The simple answer is that there is no 'incircle' for many quadrilaterals, in the sense of a circle which meets all four sides, and there may not be a unique answer, if you shift your definition to meets three sides (think of a rectangle). This does make it difficult to 'find a formula'.

I guess it depends what you want to do with it. Worst case, you could find incircles for triangles from sets of three lines, and then check which of them are suitable!

Walter Whiteley

Joaquim wrote further:

I forgot to mention that I know that irregular polygons don't have an
incircle in the regular meaning of the word, but more specifically what I
need is to find the largest circle that fits inside an irregular polygon.

Thanks in advance,
Joaquim

We are now into 'computational geometry' (a very interesting field). Here is a site with a number of related computations http://www.soe.ucsc.edu/~jcortes/software/packages/PlanGeom.m It turns out that finding circles with various properties around collections of polygons or points is part of what people do (related
to Voronoi Diagrams).

First - is the polygon convex? This will simplify things (see below). As long as it is simple (no crossings) there will be some answer, but it gets increasingly complex!. Let me answer as if it is convex.

Now,from a simpler point of view: the solution will contact three edges (or at least one of them will if two of the sides are parallel - e.g. the rectangle - and this can be shifted to contact three). You could check all triples, find their incircles (or omit them if the polygon interior is not 'inside' the triangle). The answer
should be one of these. You will still need to rank them (by size) and test them to see if some other line cuts the proposed incircle!

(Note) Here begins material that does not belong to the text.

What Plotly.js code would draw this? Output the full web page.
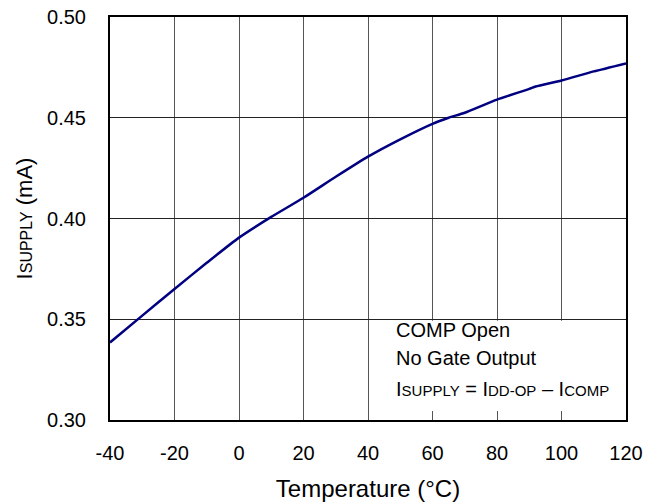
<!DOCTYPE html>
<html>
<head>
<meta charset="utf-8">
<script src="https://cdn.plot.ly/plotly-3.0.1.min.js"></script>
<style>html,body{margin:0;padding:0;background:#fff;}#chart{width:645px;height:502px;}</style>
</head>
<body>
<div id="chart"></div>
<script>
// Data
var temperature = [-40, -30, -20, -10, 0, 10, 20, 30, 40, 50, 60, 65, 70, 80, 90, 92, 100, 110, 120];
var supplyCurrent = [0.3385, 0.3518, 0.3650, 0.3780, 0.3905, 0.4008, 0.4103, 0.4207, 0.4307, 0.4393, 0.4470, 0.4500, 0.4525, 0.4590, 0.4643, 0.4655, 0.4685, 0.4730, 0.4770];
var xTicks = [-40, -20, 0, 20, 40, 60, 80, 100, 120];
var xTickLabels = ["-40", "-20", "0", "20", "40", "60", "80", "100", "120"];
var yTicks = [0.30, 0.35, 0.40, 0.45, 0.50];
var yTickLabels = ["0.30", "0.35", "0.40", "0.45", "0.50"];
var noteLines = ["COMP Open", "No Gate Output",
  "I<span style=\"font-size:15px\">SUPPLY</span> = I<span style=\"font-size:15px\">DD-OP</span> \u2013 I<span style=\"font-size:15px\">COMP</span>"];

var font = "Liberation Sans, Arial, sans-serif";

var trace = {
  x: temperature, y: supplyCurrent, type: "scatter", mode: "lines",
  line: {color: "#000080", width: 2.5, shape: "spline", smoothing: 0.6},
  hoverinfo: "skip", showlegend: false
};

var annotations = noteLines.map(function (t, i) {
  return {
    xref: "paper", yref: "paper", x: 0.55, y: [0.224, 0.155, 0.078][i],
    xanchor: "left", yanchor: "middle", text: t, showarrow: false,
    font: {family: font, size: 20, color: "#000"}
  };
});

var layout = {
  width: 645, height: 502,
  margin: {l: 110, r: 19, t: 17, b: 82},
  paper_bgcolor: "#fff", plot_bgcolor: "#fff",
  font: {family: font, color: "#000"},
  xaxis: {
    range: [-40, 120], tickvals: xTicks, ticktext: xTickLabels, ticks: "", showgrid: true,
    gridcolor: "#555", gridwidth: 1, zeroline: false,
    showline: true, linecolor: "#000", linewidth: 2, mirror: true,
    tickfont: {family: font, size: 20, color: "#000"}, ticklabelstandoff: 14,
    title: {text: "Temperature (\u00b0C)", font: {family: font, size: 24, color: "#000"}, standoff: 18}
  },
  yaxis: {
    range: [0.30, 0.50], tickvals: yTicks, ticktext: yTickLabels, ticks: "", showgrid: true,
    gridcolor: "#222", gridwidth: 1, zeroline: false,
    showline: true, linecolor: "#000", linewidth: 2, mirror: true,
    tickfont: {family: font, size: 20, color: "#000"}, ticklabelstandoff: 18,
    title: {text: "I<span style=\"font-size:16px\">SUPPLY</span> (mA)", font: {family: font, size: 22, color: "#000"}, standoff: 8}
  },
  shapes: [{
    type: "rect", layer: "between", xref: "x", yref: "y",
    x0: 41.5, x1: 119.5, y0: 0.3045, y1: 0.3493,
    fillcolor: "#fff", line: {width: 0}
  }],
  annotations: annotations
};

Plotly.newPlot("chart", [trace], layout, {displayModeBar: false, staticPlot: true});
</script>
</body>
</html>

This is not 'fast' (there are nChoose3 such triples) so it would not be good for, say, 1000 sides. I anticipate computational geometers (who worry about worst case situations) could do better. Here is
one, off the top of my head, suggestion.

For example, you could start with a triple which contains the polygon, find an incircle, Now start testing the additional edges, one at a time, to see if this would cut off part of the incircle. If yes, then find the new triple (among just four) which is the largest in-circle. Continue till all edges have been tested. This should take just n-2 steps of checking for intersection, and perhaps selecting a new incircle (three more tests).

Much more could be said, but I hope this helps.